A few days prior to Josef Jakobs’ execution on 15 August, 1941, Lt. Col. W.E. Hinchley-Cooke of MI5 met with W.B. Purchase, the Northern District Coroner (London) and G.H. Cox, Assistant Adjutant General of the London District (military). The three men met around 10 August to discuss the procedure surrounding a coroner’s inquest in the case of the death of a person in military custody.

Tower of London - (c) G.K. Jakobs.
Tower of London – (c) G.K. Jakobs.

Hinchley-Cooke wanted to keep Josef’s execution as secret as possible. He desperately wanted to avoid a coroner’s jury and notice of the execution being posted on the gates of the Tower, both of which were necessary when a person was executed at one of His Majesty’s Prisons.
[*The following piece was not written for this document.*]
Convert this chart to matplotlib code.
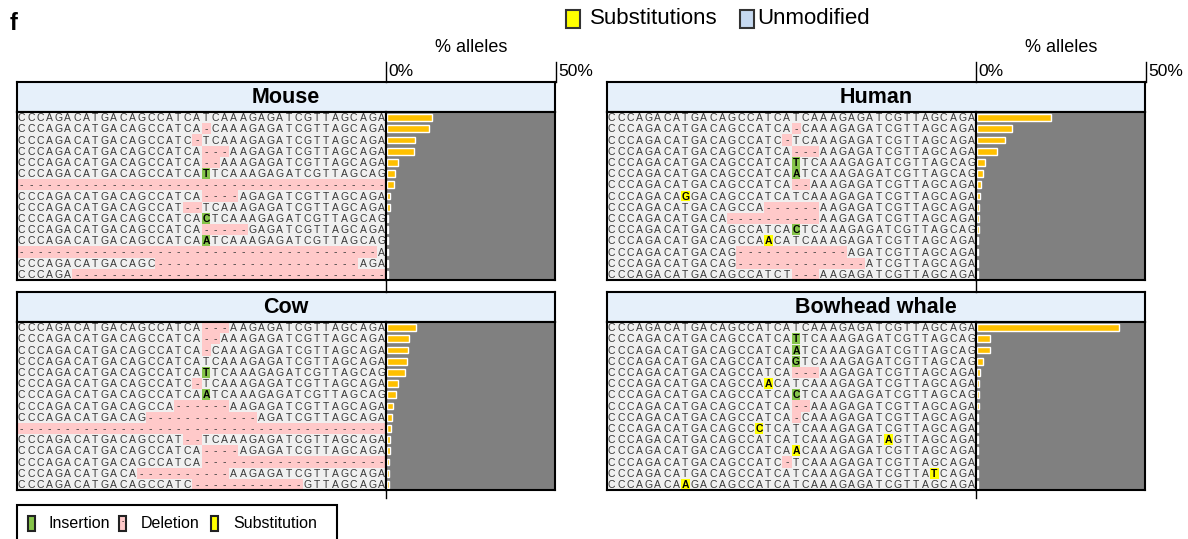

Hinchley-Cooke recognized that the members of a coroner’s jury would need to be informed prior to the actual execution, and he wanted to avoid this at all costs.
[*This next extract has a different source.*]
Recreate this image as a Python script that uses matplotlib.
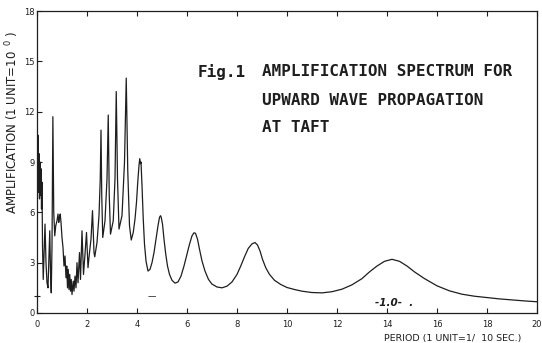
import matplotlib
matplotlib.use("Agg")
import matplotlib.pyplot as plt

# ---- data: period (1 unit = 1/10 s) vs amplification ----
period_noisy = [0.00, 0.02, 0.04, 0.06, 0.08, 0.10, 0.12, 0.14, 0.16, 0.18, 0.20,
                0.22, 0.25, 0.28, 0.32, 0.36, 0.40, 0.44, 0.48, 0.51, 0.54, 0.57,
                0.60, 0.635, 0.67, 0.71, 0.75, 0.80, 0.84, 0.87, 0.90, 0.93, 0.96,
                1.00, 1.04, 1.08, 1.12, 1.16, 1.19, 1.22, 1.25, 1.28, 1.31, 1.34,
                1.37, 1.40, 1.45, 1.48, 1.52, 1.56, 1.60, 1.64, 1.70, 1.74, 1.80,
                1.86, 1.92, 1.98, 2.04, 2.10, 2.16, 2.22, 2.28]
amp_noisy = [5.7, 8.5, 10.6, 7.2, 9.5, 6.8, 9.0, 7.0, 8.6, 6.2, 7.8,
             4.0, 2.0, 3.5, 5.3, 3.0, 1.8, 1.5, 3.5, 4.9, 2.5, 1.2,
             4.0, 11.7, 6.0, 4.6, 5.2, 5.5, 5.9, 5.4, 5.7, 5.9, 5.4,
             4.5, 3.9, 2.8, 3.4, 2.1, 2.8, 1.5, 2.6, 1.4, 2.3, 1.3,
             2.0, 1.1, 1.9, 1.3, 2.2, 1.5, 3.0, 1.8, 3.6, 2.0, 4.9,
             2.3, 3.5, 4.8, 2.7, 3.6, 4.4, 6.1, 3.6]

period_sharp = [2.31, 2.40, 2.48, 2.53, 2.56, 2.59, 2.63, 2.72, 2.80, 2.85,
                2.89, 2.94, 3.05, 3.12, 3.17, 3.22, 3.28, 3.40, 3.50, 3.57,
                3.63, 3.70]
amp_sharp = [3.35, 4.2, 5.8, 8.0, 10.9, 7.0, 4.5, 5.5, 8.0, 11.8,
             7.0, 4.7, 5.5, 8.0, 13.2, 8.0, 5.0, 5.8, 9.0, 14.0,
             8.5, 5.2]

period_smooth = [3.77, 3.85, 3.92, 3.98, 4.03, 4.08, 4.11, 4.14, 4.16, 4.20,
                 4.25, 4.30, 4.36, 4.44, 4.52, 4.60, 4.68, 4.76, 4.84, 4.90,
                 4.94, 4.97, 5.02, 5.08, 5.15, 5.22, 5.30, 5.40, 5.52, 5.64,
                 5.76, 5.88, 6.00, 6.10, 6.20, 6.28, 6.34, 6.42, 6.50, 6.60,
                 6.72, 6.86, 7.00, 7.20, 7.40, 7.60, 7.80, 8.00, 8.15, 8.30,
                 8.45, 8.60, 8.72, 8.82, 8.92, 9.02, 9.15, 9.30, 9.50, 9.75,
                 10.0, 10.3, 10.6, 11.0, 11.4, 11.8, 12.2, 12.6, 13.0, 13.3,
                 13.6, 13.9, 14.2, 14.5, 14.8, 15.1, 15.5, 16.0, 16.5, 17.0,
                 17.5, 18.0, 18.5, 19.0, 19.5, 20.0]
amp_smooth = [4.35, 4.8, 5.6, 6.6, 7.8, 8.8, 9.2, 8.9, 9.0, 7.6,
              5.6, 4.1, 3.1, 2.5, 2.6, 3.0, 3.6, 4.4, 5.2, 5.7,
              5.8, 5.7, 5.3, 4.4, 3.5, 2.8, 2.3, 1.95, 1.78, 1.85,
              2.2, 2.8, 3.5, 4.1, 4.6, 4.78, 4.75, 4.4, 3.8, 3.1,
              2.5, 2.0, 1.72, 1.55, 1.5, 1.6, 1.85, 2.3, 2.8, 3.35,
              3.85, 4.12, 4.2, 4.05, 3.7, 3.2, 2.7, 2.3, 1.95, 1.7,
              1.52, 1.4, 1.3, 1.22, 1.2, 1.27, 1.42, 1.68, 2.05, 2.45,
              2.8, 3.08, 3.2, 3.08, 2.8, 2.45, 2.05, 1.62, 1.32, 1.12,
              1.0, 0.92, 0.84, 0.78, 0.72, 0.67]

x_ticks = [0, 2, 4, 6, 8, 10, 12, 14, 16, 18, 20]
y_ticks = [0, 3, 6, 9, 12, 15, 18]

period = period_noisy + period_sharp + period_smooth
amp = amp_noisy + amp_sharp + amp_smooth

ink = "#1e1e1e"
fig = plt.figure(figsize=(5.42, 3.43), dpi=100)
ax = fig.add_axes([37 / 542, 1 - 313 / 343, 500 / 542, 302 / 343])
ax.plot(period, amp, color=ink, lw=0.9)

ax.set_xlim(0, 20)
ax.set_ylim(0, 18)
ax.set_xticks(x_ticks)
ax.set_yticks(y_ticks)
ax.set_xticklabels([str(v) for v in x_ticks])
ax.set_yticklabels([str(v) for v in y_ticks])
ax.set_yticks([1], minor=True)
ax.tick_params(axis="both", which="major", direction="in", length=3.5,
               width=0.8, labelsize=6, colors=ink)
ax.tick_params(axis="y", which="minor", direction="inout", length=5, width=0.8,
               colors=ink)
ax.tick_params(axis="x", which="major", pad=5)
ax.tick_params(axis="y", which="major", pad=1.5)
ax.tick_params(top=True, right=False)
for s in ax.spines.values():
    s.set_color(ink)
    s.set_linewidth(0.9)

ax.set_ylabel(r"AMPLIFICATION (1 UNIT=10$^{\ \ 0}$ )", fontsize=8.5,
              color=ink)
ax.yaxis.set_label_coords(-0.032, 0.63)
fig.text(521 / 542, 1 - 338 / 343, "PERIOD (1 UNIT=1/  10 SEC.)",
         fontsize=6.8, ha="right", va="center", color=ink)

title_kw = dict(family="DejaVu Sans Mono", fontweight="bold", fontsize=11.5,
                color=ink, va="center", ha="left")
fig.text(198 / 542, 1 - 72 / 343, "Fig.1", **title_kw)
fig.text(262 / 542, 1 - 72 / 343, "AMPLIFICATION SPECTRUM FOR", **title_kw)
fig.text(262 / 542, 1 - 100 / 343, "UPWARD WAVE PROPAGATION", **title_kw)
fig.text(262 / 542, 1 - 127 / 343, "AT TAFT", **title_kw)

ax.text(14.3, 0.6, "-1.0-  .", fontsize=7.5, fontweight="bold",
        style="italic", color=ink, ha="center", va="center")
ax.text(4.6, 1.0, "\u2014", fontsize=6, color=ink, ha="center", va="center")

fig.savefig("out.png", dpi=100, facecolor="white")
Purchase said that a coroner’s inquest would be necessary because the death would be unnatural and, if the Tower of London was a prison, then the coroner would need to involve a jury. Purchase rather thought that the Tower could be classified as a prison but a copy of the Army Act was produced for him which altered his thinking.

Header of letter written by W.B. Purchase to M.H. Whitelegge (Maurice Horsley Whitelegge of the Home Office)
Header of letter written by W.B. Purchase to M.H. Whitelegge (Maurice Horsley Whitelegge of the Home Office)

Purchase noted that “it is true that in the past [the Tower of London] has, and at times in the present it may harbour persons in custody, but it has never been set apart by the Secretary of State under the terms of the Army Act (s. 132(1)) as a military prison.” The Tower of London was simply a royal palace and a fortress, not a prison. Given that the Tower was not a prison, nor a palace in which the King was in residence, it could simply be considered an ordinary place in which a person had died an unnatural death.

In the opinion of Purchase, the coroner assigned to the case need not call a coroner’s jury nor post a notice of the execution on the gate of the Tower. Purchase noted that the coroner would still need to conduct an inquest to determine the legality of the death and whether or not it had been carried out in the proper and humane way. Thus the coroner might choose to conduct the post-mortem examination in concert with a skilled person independent of those who had conducted the execution. Finally the coroner and whoever conducted the post-mortem could be bound by the provisions of secrecy.

Hinchley-Cooke was much relieved by this decision and could relax, knowing that Josef’s execution would take place in military secrecy.

References

National Archives – Home Office file – HO 45/19086.